Moody's and Fitch had also said they will downgrade the U.S. credit rating if failure to raise the nation's $14.3 trillion debt ceiling left the Treasury without cash to service its debt obligations.

-- The U.S. Treasury warned that it could not guarantee payment of all of the government's bills after Aug 2 without an increase in the federal borrowing limit. But it never specified a date for when the government would actually start to miss payments on its debt or other bills.

-- Republicans had repeatedly rejected Democrats' suggestions that a new deal should include both spending cuts and revenue raising measures such as tax increases for the wealthy. Some Democrats, meanwhile, had resisted any suggestion of deep cuts to popular social programmes.

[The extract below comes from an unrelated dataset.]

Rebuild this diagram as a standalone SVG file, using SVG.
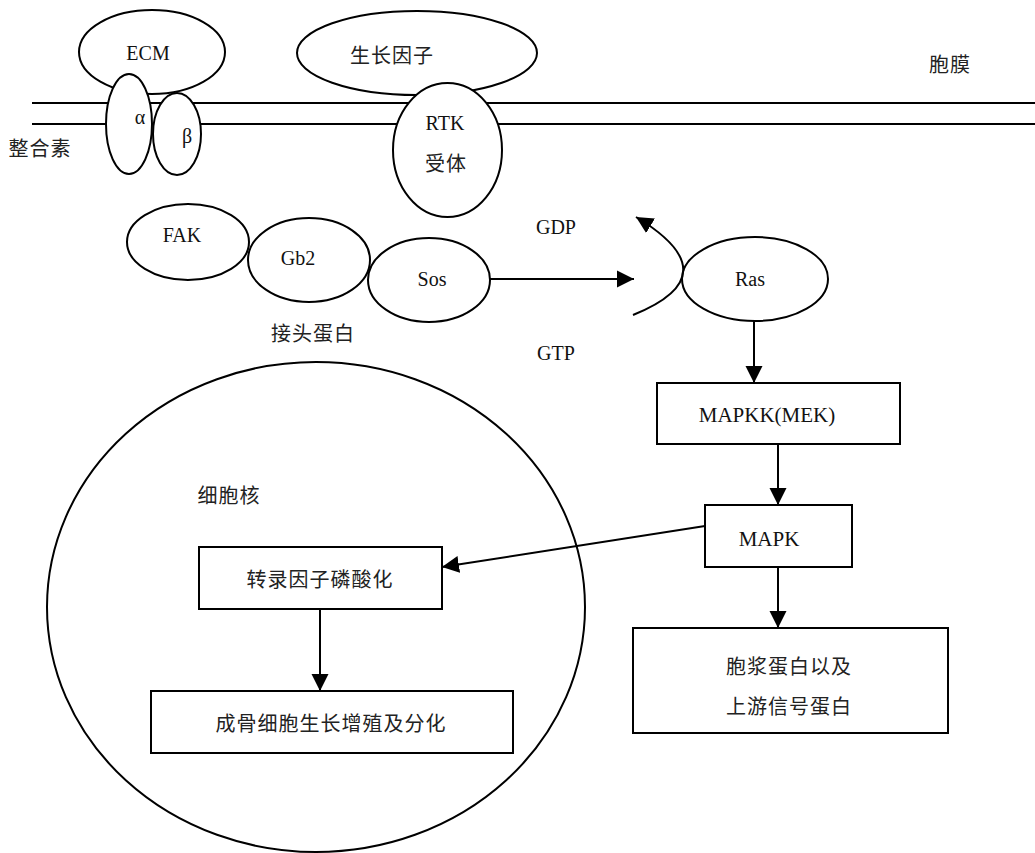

-- Some major bond fund managers have asked their institutional clients to consider waiving strict requirements that might force mass selling of Treasury bonds if the United States loses its AAA rating.

Pension funds, endowments and other large investors typically establish rules governing how their assets can be invested when they sign on with a money manager. Some analysts fear a downgrade of the U.S. rating would spark a mass sell-off because of guidelines that only permit investments in AAA-rated securities.